Posted to user@spark.apache.org by Jerry Wong <je...@gmail.com> on 2016/06/03 19:31:31 UTC

Spark SQL Nested Array of JSON with empty field

Hi,

I met a problem of empty field in the nested JSON file with Spark SQL. For
instance,
There are two lines of JSON file as follows,

{
"firstname": "Jack",
"lastname": "Nelson",
"address": {
"state": "New York",
"city": "New York"
}
}{
"firstname": "Landy",
"middlename": "Ken",
"lastname": "Yong",
"address": {
"state": "California",
"city": "Los Angles"
}
}

I use Spark SQL to get the files like,
val row = sqlContext.sql("SELECT firstname, middlename, lastname,
address.state, address.city FROM jsontable")
The compile will tell me the error of line1: no "middlename".
How do I handle this case in the SQL sql?

Many thanks in advance!
Jerry

Re: Spark SQL Nested Array of JSON with empty field

Posted by Christian Hellström <ps...@gmail.com>.
If that's your JSON file, then the first problem is that it's incorrectly
formatted.

Apart from that you can just read the JSON into a DataFrame with
sqlContext.read.json() and then select directly on the DataFrame without
having to register a temporary table: jsonDF.select("firstname",
"address.state", ...).

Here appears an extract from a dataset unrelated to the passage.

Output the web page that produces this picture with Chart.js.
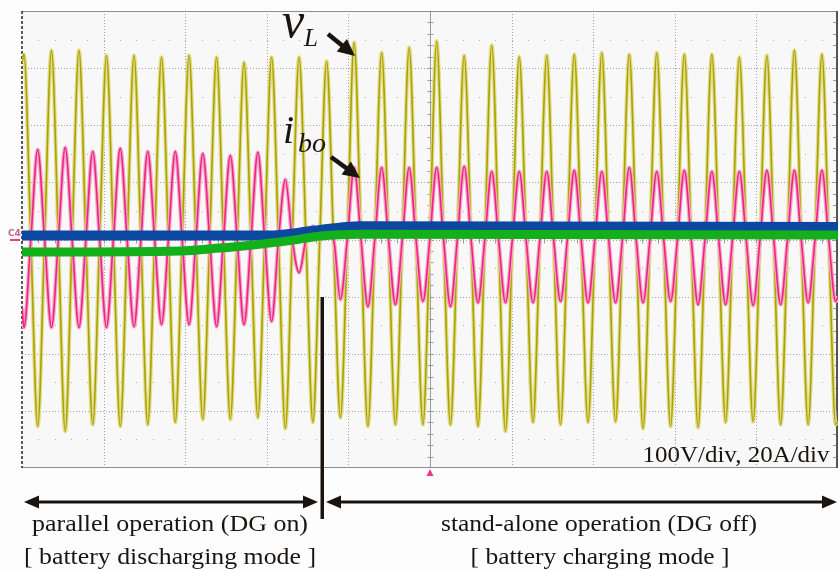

Works for me (with a properly formatted JSON
document). To make sure that your JSON is read correctly, check
jsonDF.printSchema. If there is an entry with corrupt records (or similar),
you know there's a problem with the JSON structure.

On 3 June 2016 at 21:31, Jerry Wong <je...@gmail.com> wrote:

> Hi,
>
> I met a problem of empty field in the nested JSON file with Spark SQL. For
> instance,
> There are two lines of JSON file as follows,
>
> {
> "firstname": "Jack",
> "lastname": "Nelson",
> "address": {
> "state": "New York",
> "city": "New York"
> }
> }{
> "firstname": "Landy",
> "middlename": "Ken",
> "lastname": "Yong",
> "address": {
> "state": "California",
> "city": "Los Angles"
> }
> }
>
> I use Spark SQL to get the files like,
> val row = sqlContext.sql("SELECT firstname, middlename, lastname,
> address.state, address.city FROM jsontable")
> The compile will tell me the error of line1: no "middlename".
> How do I handle this case in the SQL sql?
>
> Many thanks in advance!
> Jerry
>
>
>